I tested this and loved it (though I needed cell phone reception for it to work, I found, and that was problematic!).
It had several modes, two of them were: Cadence and Power.
I loved Cadence because I’d simply slow rpm’s for easier gears and if I stood up to sprint, it *quickly *shifted to harder gears which I thought was just awesome.
The Power mode was pretty much erg mode out on the road. Like erg mode, I had to keep the cadence up because if I had it set at 300w and slowed to 50rpm, it would just shift to harder gears! I liked it, but preferred the Cadence mode and would *love *to see this brought back. I mean, setting my cadenice at 90-95rpm and never worrying about shifting was awesome.
OK, but you’re more likely to encounter a dangerous situation on a training ride.
I mean, I (sort of) get the desire for a system like this, but to me it’s just bonkers to introduce a gearing system that would try to keep the rider to a number. Have folks never had to jump out of the saddle and stomp on it to avoid a wayward car or animal?
OK, but you’re more likely to encounter a dangerous situation on a training ride.
I mean, I (sort of) get the desire for a system like this, but to me it’s just bonkers to introduce a gearing system that would try to keep the rider to a number. Have folks never had to jump out of the saddle and stomp on it to avoid a wayward car or animal?

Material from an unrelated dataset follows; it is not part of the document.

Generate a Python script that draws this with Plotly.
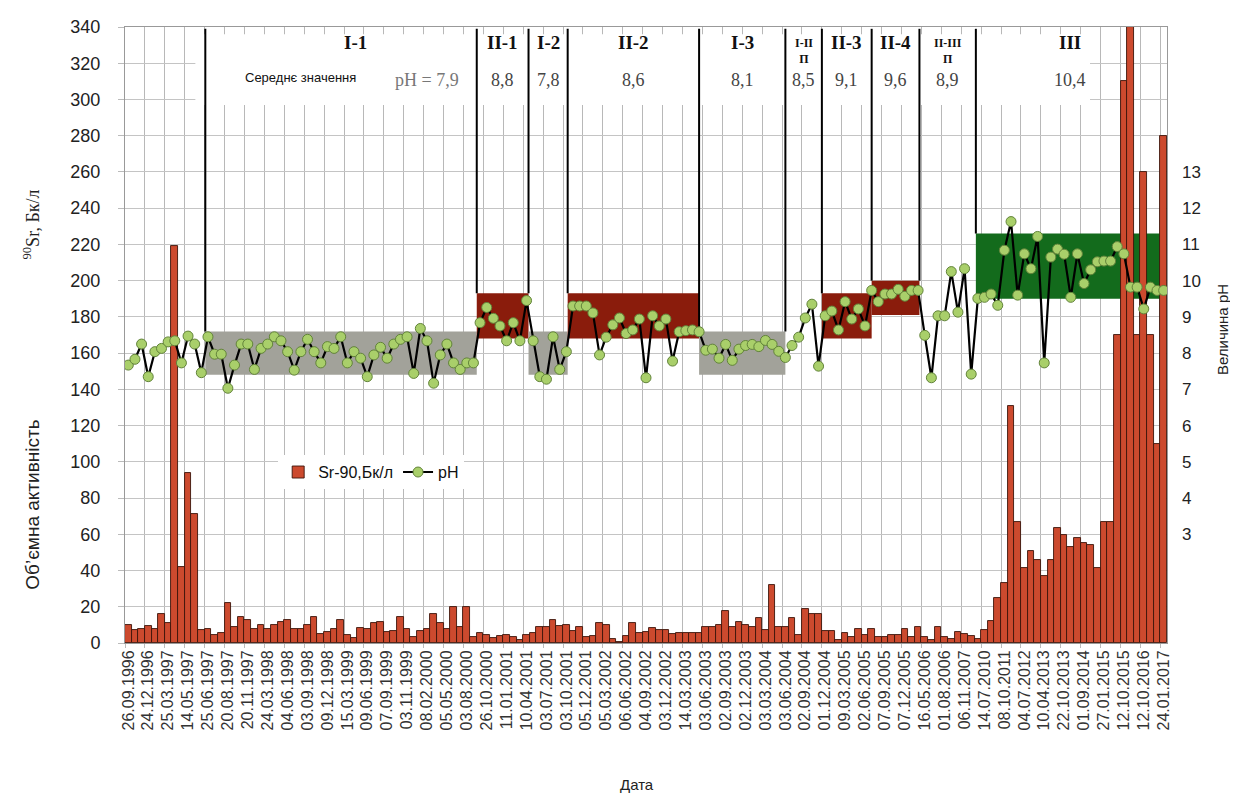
import plotly.graph_objects as go

# ---------------- data ----------------
tick_labels = [
    "26.09.1996", "24.12.1996", "25.03.1997", "14.05.1997", "25.06.1997", "20.08.1997",
    "20.11.1997", "24.03.1998", "04.06.1998", "03.09.1998", "09.12.1998", "15.03.1999",
    "09.06.1999", "07.09.1999", "03.11.1999", "08.02.2000", "05.05.2000", "03.08.2000",
    "26.10.2000", "11.01.2001", "10.04.2001", "03.07.2001", "03.10.2001", "05.12.2001",
    "05.03.2002", "06.06.2002", "04.09.2002", "03.12.2002", "14.03.2003", "03.06.2003",
    "02.09.2003", "02.12.2003", "03.03.2004", "03.06.2004", "02.09.2004", "01.12.2004",
    "09.03.2005", "02.06.2005", "07.09.2005", "07.12.2005", "16.05.2006", "01.08.2006",
    "06.11.2007", "14.07.2010", "08.10.2011", "04.07.2012", "10.04.2013", "22.10.2013",
    "01.09.2014", "27.01.2015", "12.10.2015", "12.10.2016", "24.01.2017",
]
label_step = 3  # one date label every 3 samples

sr90 = [
    10, 7, 8, 9.6, 7.5, 16, 11, 219, 42, 94, 71, 7,
    8, 4.4, 5.7, 22, 9, 14.5, 12.7, 7.7, 9.7, 8, 9.9, 11.8,
    12.7, 7.7, 7.7, 9.9, 14.5, 5, 6.3, 8, 12.7, 4.4, 3, 8.5,
    8, 10.9, 11.6, 6.3, 6.8, 14.5, 7.7, 3.5, 6.8, 8, 16, 10.9,
    7.7, 20, 9, 20, 3.5, 5.7, 4.4, 2.6, 3.9, 4.4, 3.1, 1.7,
    4.4, 5.7, 8.6, 8.6, 12.7, 9.4, 9.9, 6.8, 8.6, 3.1, 3.9, 10.9,
    9.9, 2.2, 0.7, 3.9, 10.9, 5.7, 6.3, 8.1, 7.2, 7.2, 5, 5.7,
    5.3, 5.7, 5.3, 8.6, 8.6, 9.8, 17.8, 8.6, 11.6, 9.9, 8.6, 13.6,
    7.2, 32, 9, 9, 13.6, 4.4, 18.6, 16, 16, 6.8, 6.8, 1.7,
    5.7, 3.1, 7.5, 4.4, 7.5, 3.5, 3.5, 4.4, 4.4, 7.5, 3.5, 8.6,
    3.1, 1.7, 8.6, 3.1, 2, 6, 5, 4, 2, 7, 12, 25,
    33, 131, 67, 41.5, 51, 46, 37, 46, 63.5, 59.6, 53, 57.7,
    55, 54, 41.5, 67, 67, 170, 310, 340, 170, 260, 170, 110, 280,
]

ph = [
    7.67, 7.83, 8.25, 7.35, 8.04, 8.13, 8.31, 8.34, 7.73, 8.47, 8.25, 7.46,
    8.45, 7.97, 7.97, 7.03, 7.67, 8.25, 8.25, 7.55, 8.13, 8.25, 8.45, 8.34,
    8.04, 7.53, 8.04, 8.38, 8.04, 7.73, 8.18, 8.13, 8.45, 7.73, 8.04, 7.86,
    7.35, 7.95, 8.16, 7.86, 8.25, 8.38, 8.45, 7.44, 8.68, 8.34, 7.17, 7.95,
    8.25, 7.73, 7.55, 7.73, 7.73, 8.84, 9.26, 8.96, 8.75, 8.34, 8.84, 8.34,
    9.45, 8.34, 7.35, 7.28, 8.45, 7.55, 8.04, 9.30, 9.30, 9.30, 9.11, 7.95,
    8.44, 8.78, 8.97, 8.54, 8.64, 8.94, 7.32, 9.03, 8.75, 8.94, 7.78, 8.59,
    8.62, 8.64, 8.59, 8.08, 8.11, 7.86, 8.24, 7.80, 8.11, 8.21, 8.24, 8.18,
    8.35, 8.24, 8.05, 7.88, 8.21, 8.44, 8.97, 9.35, 7.64, 9.03, 9.16, 8.64,
    9.42, 8.94, 9.22, 8.75, 9.73, 9.42, 9.63, 9.63, 9.76, 9.57, 9.73, 9.73,
    8.49, 7.32, 9.03, 9.03, 10.25, 9.13, 10.33, 7.42, 9.51, 9.54, 9.63, 9.32,
    10.84, 11.63, 9.60, 10.74, 10.33, 11.22, 7.73, 10.65, 10.87, 10.73, 9.54, 10.74,
    9.92, 10.30, 10.52, 10.54, 10.54, 10.94, 10.74, 9.82, 9.82, 9.22, 9.82, 9.73, 9.73,
]

# zones: names, mean pH, boundaries (in sample-index units)
zone_names = ["I-1", "II-1", "I-2", "II-2", "I-3", "I-II<br>П", "II-3", "II-4", "II-III<br>П", "III"]
zone_means = ["7,9", "8,8", "7,8", "8,6", "8,1", "8,5", "9,1", "9,6", "8,9", "10,4"]
zone_edges = [11.6, 52.5, 60.3, 66.2, 86.0, 99.0, 104.5, 112.0, 119.2, 127.7, 155.7]
# pH band per zone (None = no band): (low, high, colour)
GREY, RED, GREEN = "#a2a29a", "#8a1c0c", "#136b1c"
zone_bands = [(7.4, 8.6, GREY), (8.4, 9.65, RED), (7.4, 8.6, GREY), (8.4, 9.65, RED),
              (7.4, 8.6, GREY), None, (8.4, 9.65, RED), (9.05, 10.0, RED), None,
              (9.5, 11.3, GREEN)]
# lower end of each divider line (pH units)
divider_bottoms = [8.6, 9.65, 9.65, 9.65, 8.6, 8.6, 9.65, 10.0, 10.0, 11.3]

SR_RANGE = [0, 340]
PH_RANGE = [0, 17]
K = (SR_RANGE[1] - SR_RANGE[0]) / (PH_RANGE[1] - PH_RANGE[0])  # pH -> left-axis units

x = list(range(len(sr90)))
SANS = "Liberation Sans"
SERIF = "Liberation Serif"

fig = go.Figure()
fig.add_trace(go.Bar(
    x=x, y=sr90, name="Sr-90,Бк/л",
    marker=dict(color="#cc4a2e", line=dict(color="#3c140a", width=0.9)),
    yaxis="y",
))
fig.add_trace(go.Scatter(
    x=x, y=ph, name="pH", mode="lines+markers", yaxis="y2",
    line=dict(color="black", width=2.2),
    marker=dict(size=10, color="#a9cf6a", line=dict(color="#62833a", width=1)),
))

shapes = []
# white label strip at the top
shapes.append(dict(type="rect", xref="x", yref="y", x0=10.1, x1=144.9, y0=14.85 * K, y1=16.8 * K,
                   fillcolor="white", line=dict(width=0), layer="between"))
# pH bands
for i, band in enumerate(zone_bands):
    if band is None:
        continue
    lo, hi, col = band
    shapes.append(dict(type="rect", xref="x", yref="y",
                       x0=zone_edges[i], x1=zone_edges[i + 1], y0=lo * K, y1=hi * K,
                       fillcolor=col, line=dict(width=0), layer="between"))
# divider lines
for edge, bottom in zip(zone_edges[:-1], divider_bottoms):
    shapes.append(dict(type="line", xref="x", yref="y", x0=edge, x1=edge, y0=bottom * K, y1=16.95 * K,
                       line=dict(color="black", width=2), layer="between"))

annotations = []
for i, (nm, mv) in enumerate(zip(zone_names, zone_means)):
    xc = (zone_edges[i] + zone_edges[i + 1]) / 2
    if i == len(zone_names) - 1:
        xc = (zone_edges[i] + len(x) - 1) / 2
    small = "<br>" in nm
    if i == 0:
        xc = 34.2
    annotations.append(dict(
        x=xc, y=(16.35 if small else 16.58) * K, xref="x", yref="y", showarrow=False,
        text="<b>%s</b>" % nm,
        font=dict(family=SERIF, size=12 if small else 19, color="#111"),
        yanchor="middle", xanchor="center"))
    if i == 0:
        annotations.append(dict(x=45.0, y=15.53 * K, xref="x", yref="y", showarrow=False,
                                text="pH = " + mv, font=dict(family=SERIF, size=18, color="#777")))
        annotations.append(dict(x=25.9, y=15.6 * K, xref="x", yref="y", showarrow=False,
                                text="Середнє значення", font=dict(family=SANS, size=13, color="#111")))
    else:
        annotations.append(dict(x=xc, y=15.53 * K, xref="x", yref="y", showarrow=False,
                                text=mv, font=dict(family=SERIF, size=18, color="#444")))

# axis titles
annotations += [
    dict(x=-0.0895, y=0.224, xref="paper", yref="paper", showarrow=False, textangle=-90,
         xanchor="center", yanchor="middle",
         text="Об’ємна активність", font=dict(family=SANS, size=19, color="#222")),
    dict(x=-0.0895, y=0.679, xref="paper", yref="paper", showarrow=False, textangle=-90,
         xanchor="center", yanchor="middle",
         text="<sup>90</sup>Sr, Бк/л", font=dict(family=SERIF, size=18, color="#222")),
    dict(x=1.0528, y=0.508, xref="paper", yref="paper", showarrow=False, textangle=-90,
         xanchor="center", yanchor="middle",
         text="Величина pH", font=dict(family=SANS, size=15, color="#222")),
    dict(x=0.491, y=-0.2305, xref="paper", yref="paper", showarrow=False,
         xanchor="center", yanchor="middle",
         text="Дата", font=dict(family=SANS, size=15, color="#222")),
]

# the page body has an 8px margin, so the figure is 8px smaller and margins shifted
fig.update_layout(
    width=1230, height=788,
    margin=dict(l=117, r=71, t=19, b=153, autoexpand=False),
    paper_bgcolor="white", plot_bgcolor="white",
    bargap=0,
    showlegend=True,
    legend=dict(orientation="h", x=0.147, y=0.305, xanchor="left", yanchor="top",
                bgcolor="white", borderwidth=0, font=dict(family=SANS, size=16, color="#111"),
                itemwidth=30),
    xaxis=dict(
        range=[-0.5, len(x) - 0.5], automargin=False,
        tickmode="array",
        tickvals=[label_step * i for i in range(len(tick_labels))],
        ticktext=tick_labels, tickangle=-90,
        tickfont=dict(family=SANS, size=16, color="#333"),
        showgrid=False, zeroline=False,
        showline=True, linecolor="#999", mirror=True, ticks="",
        minor=dict(tickmode="linear", tick0=-0.5, dtick=label_step, showgrid=True,
                   gridcolor="#b8b8b8", gridwidth=1, ticks="outside", ticklen=4, tickcolor="#bbb"),
    ),
    yaxis=dict(
        range=SR_RANGE, dtick=20, automargin=False,
        tickfont=dict(family=SANS, size=18, color="#222"),
        showgrid=True, gridcolor="#c4c4c4", gridwidth=1, zeroline=False,
        showline=True, linecolor="#999", mirror=True,
        ticks="outside", ticklen=6, tickcolor="#bbb", ticklabelstandoff=14,
    ),
    yaxis2=dict(
        overlaying="y", side="right", range=PH_RANGE, automargin=False,
        tickvals=list(range(3, 14)), tickfont=dict(family=SANS, size=17, color="#222"),
        showgrid=False, zeroline=False, ticks="", ticklabelstandoff=14,
    ),
    shapes=shapes,
    annotations=annotations,
)

fig.write_html("out.html")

The problem is you can’t present a constant load to a human without some internal braking mechanism inside the hub when the road does not present enough load (wind resistance plus rolling resistance). This is basically what you have on a trainer but that is external to the bike/hub. On the trainer there is no external load from wind and rolling resistance, just the trainer load. If you wanted to do it on the road, the sensor would have to meaure your power output and if it is lower than the target, just apply enough internal hub braking force to top it up. It should be doable, because there should be enough airflow cooling to dissipate any heat built up in the hub.
The gear we are in is irrelevant. Let’s say your target is 250W, and the road is only presenting 190W of load the internal braking system adds another 60W of load instantaneously. It would be tricky to make it smooth because if you soft pedal, the internal hub would suddenly apply a lot of load to bring it back to the target and then you’d have to apply a lot of torque to get things back to stable.
On the computrainer, I remember doing intervals in erg mode at 270W. I would do 55 seconds “on” and take 5 seconds at zero watts, but I would have to stay standing to apply enough crank torque from zero to get the flywheel speed up so the software did not apply infinite force from the load unit when my initial output was detected at zero.
Power = torque x rpms. So if you set your rpms and desired torque or power (which given the formula gets you torque) the controls should change your gears to change torque if you start losing rpms or gaining rpms.
There are some limitations. You run out of gears to get the torque needed (going up hill or down hill). You need continuously variable transmissions or you have to accept that you will have varying gaps because there are gaps in gear ratios because of the discrete gearing ratios on a derailleur bike.